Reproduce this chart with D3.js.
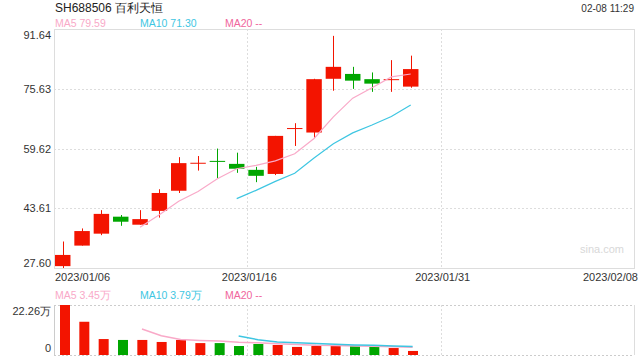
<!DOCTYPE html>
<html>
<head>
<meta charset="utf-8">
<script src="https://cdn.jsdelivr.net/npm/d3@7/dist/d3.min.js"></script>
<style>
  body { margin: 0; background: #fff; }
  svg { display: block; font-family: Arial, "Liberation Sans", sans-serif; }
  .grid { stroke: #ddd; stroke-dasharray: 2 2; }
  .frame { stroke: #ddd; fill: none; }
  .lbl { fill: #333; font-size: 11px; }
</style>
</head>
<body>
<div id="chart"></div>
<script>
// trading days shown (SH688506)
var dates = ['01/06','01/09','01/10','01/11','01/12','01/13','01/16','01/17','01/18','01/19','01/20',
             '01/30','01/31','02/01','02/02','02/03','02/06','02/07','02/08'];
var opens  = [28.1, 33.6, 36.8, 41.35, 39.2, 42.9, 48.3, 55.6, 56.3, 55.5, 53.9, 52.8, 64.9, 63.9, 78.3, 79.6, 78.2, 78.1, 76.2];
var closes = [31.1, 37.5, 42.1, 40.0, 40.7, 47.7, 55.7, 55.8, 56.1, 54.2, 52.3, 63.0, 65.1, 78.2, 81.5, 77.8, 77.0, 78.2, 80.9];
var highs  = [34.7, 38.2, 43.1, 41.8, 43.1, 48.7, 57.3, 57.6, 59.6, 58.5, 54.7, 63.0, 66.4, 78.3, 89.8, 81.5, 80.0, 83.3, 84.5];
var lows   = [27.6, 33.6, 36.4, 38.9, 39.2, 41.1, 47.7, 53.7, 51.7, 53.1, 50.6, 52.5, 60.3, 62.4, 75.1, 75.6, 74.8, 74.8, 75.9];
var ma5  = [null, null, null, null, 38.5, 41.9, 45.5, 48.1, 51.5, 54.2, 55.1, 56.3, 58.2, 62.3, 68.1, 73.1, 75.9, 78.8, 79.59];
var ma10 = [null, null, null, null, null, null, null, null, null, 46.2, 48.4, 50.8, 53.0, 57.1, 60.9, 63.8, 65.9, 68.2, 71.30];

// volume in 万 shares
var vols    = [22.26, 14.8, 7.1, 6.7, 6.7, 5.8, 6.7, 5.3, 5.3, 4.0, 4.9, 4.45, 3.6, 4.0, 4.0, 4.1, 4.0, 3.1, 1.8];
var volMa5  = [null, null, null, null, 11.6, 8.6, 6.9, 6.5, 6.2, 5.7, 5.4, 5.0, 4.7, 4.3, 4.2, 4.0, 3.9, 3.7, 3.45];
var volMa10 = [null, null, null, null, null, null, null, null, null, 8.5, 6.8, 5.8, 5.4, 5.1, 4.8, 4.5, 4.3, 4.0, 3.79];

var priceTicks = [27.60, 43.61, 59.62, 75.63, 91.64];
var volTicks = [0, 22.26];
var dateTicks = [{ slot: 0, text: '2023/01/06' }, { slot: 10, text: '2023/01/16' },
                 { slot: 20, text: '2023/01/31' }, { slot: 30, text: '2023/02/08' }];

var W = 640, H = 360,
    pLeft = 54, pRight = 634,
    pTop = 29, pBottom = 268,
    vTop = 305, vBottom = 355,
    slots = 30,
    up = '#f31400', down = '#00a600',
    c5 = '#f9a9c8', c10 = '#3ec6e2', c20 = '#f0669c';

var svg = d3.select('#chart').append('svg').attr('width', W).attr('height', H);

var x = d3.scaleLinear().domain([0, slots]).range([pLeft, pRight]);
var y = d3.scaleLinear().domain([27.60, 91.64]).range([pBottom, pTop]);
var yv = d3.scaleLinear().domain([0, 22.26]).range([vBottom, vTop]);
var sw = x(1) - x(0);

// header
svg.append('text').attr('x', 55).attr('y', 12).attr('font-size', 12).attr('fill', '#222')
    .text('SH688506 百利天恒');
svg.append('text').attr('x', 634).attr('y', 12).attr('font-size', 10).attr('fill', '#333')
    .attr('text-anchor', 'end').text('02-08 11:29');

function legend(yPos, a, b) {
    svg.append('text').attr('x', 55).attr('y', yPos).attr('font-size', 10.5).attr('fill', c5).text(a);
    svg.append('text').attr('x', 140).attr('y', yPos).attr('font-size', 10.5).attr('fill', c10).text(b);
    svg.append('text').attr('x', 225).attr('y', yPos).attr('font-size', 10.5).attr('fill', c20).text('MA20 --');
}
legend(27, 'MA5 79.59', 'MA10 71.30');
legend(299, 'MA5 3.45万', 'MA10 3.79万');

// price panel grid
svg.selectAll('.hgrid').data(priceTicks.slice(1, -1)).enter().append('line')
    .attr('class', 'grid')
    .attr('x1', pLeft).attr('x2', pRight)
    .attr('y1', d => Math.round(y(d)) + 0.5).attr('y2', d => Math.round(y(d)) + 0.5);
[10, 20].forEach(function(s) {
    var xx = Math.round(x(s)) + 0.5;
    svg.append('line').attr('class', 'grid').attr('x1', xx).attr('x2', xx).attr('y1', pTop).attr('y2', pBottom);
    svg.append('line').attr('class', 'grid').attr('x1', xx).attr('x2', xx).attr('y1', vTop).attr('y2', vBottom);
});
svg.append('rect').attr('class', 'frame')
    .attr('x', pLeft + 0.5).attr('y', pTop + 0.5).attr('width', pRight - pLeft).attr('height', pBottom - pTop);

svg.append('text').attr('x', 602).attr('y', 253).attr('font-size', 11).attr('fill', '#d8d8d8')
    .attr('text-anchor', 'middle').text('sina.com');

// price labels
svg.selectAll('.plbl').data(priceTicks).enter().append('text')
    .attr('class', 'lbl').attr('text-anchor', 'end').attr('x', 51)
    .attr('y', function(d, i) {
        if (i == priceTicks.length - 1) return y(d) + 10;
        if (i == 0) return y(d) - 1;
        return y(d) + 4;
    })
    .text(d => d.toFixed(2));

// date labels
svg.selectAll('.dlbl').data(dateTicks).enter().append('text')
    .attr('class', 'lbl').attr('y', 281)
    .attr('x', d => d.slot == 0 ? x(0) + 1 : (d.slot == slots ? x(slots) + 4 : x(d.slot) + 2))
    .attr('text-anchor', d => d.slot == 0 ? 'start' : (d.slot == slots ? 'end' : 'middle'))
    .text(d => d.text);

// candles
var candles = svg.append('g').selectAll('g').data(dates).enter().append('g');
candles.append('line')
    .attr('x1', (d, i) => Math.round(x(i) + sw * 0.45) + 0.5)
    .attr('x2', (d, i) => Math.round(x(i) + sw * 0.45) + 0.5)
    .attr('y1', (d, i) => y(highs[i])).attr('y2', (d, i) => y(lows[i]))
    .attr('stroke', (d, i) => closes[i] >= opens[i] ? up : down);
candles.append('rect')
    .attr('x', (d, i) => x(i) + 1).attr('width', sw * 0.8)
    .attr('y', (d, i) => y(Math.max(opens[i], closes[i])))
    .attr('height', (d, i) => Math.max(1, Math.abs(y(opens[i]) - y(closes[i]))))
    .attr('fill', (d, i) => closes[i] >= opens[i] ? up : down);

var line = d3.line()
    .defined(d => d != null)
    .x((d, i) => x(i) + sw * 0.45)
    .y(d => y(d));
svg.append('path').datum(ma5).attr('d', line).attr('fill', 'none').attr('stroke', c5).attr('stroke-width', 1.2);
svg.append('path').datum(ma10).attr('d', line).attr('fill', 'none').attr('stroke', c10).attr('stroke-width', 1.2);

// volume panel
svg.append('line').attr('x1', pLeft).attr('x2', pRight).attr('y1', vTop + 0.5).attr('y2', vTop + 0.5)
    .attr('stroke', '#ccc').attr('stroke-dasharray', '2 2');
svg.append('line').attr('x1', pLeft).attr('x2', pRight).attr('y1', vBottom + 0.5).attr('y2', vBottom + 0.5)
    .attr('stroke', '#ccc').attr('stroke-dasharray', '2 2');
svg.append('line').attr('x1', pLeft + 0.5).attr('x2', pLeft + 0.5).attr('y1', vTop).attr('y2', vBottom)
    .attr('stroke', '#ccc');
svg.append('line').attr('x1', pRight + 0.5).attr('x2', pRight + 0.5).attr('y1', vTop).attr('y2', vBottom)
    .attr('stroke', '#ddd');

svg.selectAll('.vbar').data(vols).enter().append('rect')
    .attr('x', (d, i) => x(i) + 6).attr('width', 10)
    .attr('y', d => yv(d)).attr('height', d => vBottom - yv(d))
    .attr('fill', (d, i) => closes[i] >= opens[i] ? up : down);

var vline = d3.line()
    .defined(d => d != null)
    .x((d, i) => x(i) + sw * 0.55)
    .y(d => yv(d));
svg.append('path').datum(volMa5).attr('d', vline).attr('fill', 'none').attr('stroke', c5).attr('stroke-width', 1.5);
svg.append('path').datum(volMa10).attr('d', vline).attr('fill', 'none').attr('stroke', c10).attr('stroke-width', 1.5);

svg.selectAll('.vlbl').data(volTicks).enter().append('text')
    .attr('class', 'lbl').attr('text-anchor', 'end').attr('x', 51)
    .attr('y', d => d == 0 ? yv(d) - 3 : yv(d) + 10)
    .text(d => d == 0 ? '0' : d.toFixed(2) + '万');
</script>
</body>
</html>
+--
* **Directions**
Starting with the first line of the data above and ending with the line containing "65.9, 68.2, 71.30];", please restate every line exactly, leaving images out.

* **Response below**
Reproduce this chart with D3.js.
<!DOCTYPE html>
<html>
<head>
<meta charset="utf-8">
<script src="https://cdn.jsdelivr.net/npm/d3@7/dist/d3.min.js"></script>
<style>
  body { margin: 0; background: #fff; }
  svg { display: block; font-family: Arial, "Liberation Sans", sans-serif; }
  .grid { stroke: #ddd; stroke-dasharray: 2 2; }
  .frame { stroke: #ddd; fill: none; }
  .lbl { fill: #333; font-size: 11px; }
</style>
</head>
<body>
<div id="chart"></div>
<script>
// trading days shown (SH688506)
var dates = ['01/06','01/09','01/10','01/11','01/12','01/13','01/16','01/17','01/18','01/19','01/20',
             '01/30','01/31','02/01','02/02','02/03','02/06','02/07','02/08'];
var opens  = [28.1, 33.6, 36.8, 41.35, 39.2, 42.9, 48.3, 55.6, 56.3, 55.5, 53.9, 52.8, 64.9, 63.9, 78.3, 79.6, 78.2, 78.1, 76.2];
var closes = [31.1, 37.5, 42.1, 40.0, 40.7, 47.7, 55.7, 55.8, 56.1, 54.2, 52.3, 63.0, 65.1, 78.2, 81.5, 77.8, 77.0, 78.2, 80.9];
var highs  = [34.7, 38.2, 43.1, 41.8, 43.1, 48.7, 57.3, 57.6, 59.6, 58.5, 54.7, 63.0, 66.4, 78.3, 89.8, 81.5, 80.0, 83.3, 84.5];
var lows   = [27.6, 33.6, 36.4, 38.9, 39.2, 41.1, 47.7, 53.7, 51.7, 53.1, 50.6, 52.5, 60.3, 62.4, 75.1, 75.6, 74.8, 74.8, 75.9];
var ma5  = [null, null, null, null, 38.5, 41.9, 45.5, 48.1, 51.5, 54.2, 55.1, 56.3, 58.2, 62.3, 68.1, 73.1, 75.9, 78.8, 79.59];
var ma10 = [null, null, null, null, null, null, null, null, null, 46.2, 48.4, 50.8, 53.0, 57.1, 60.9, 63.8, 65.9, 68.2, 71.30];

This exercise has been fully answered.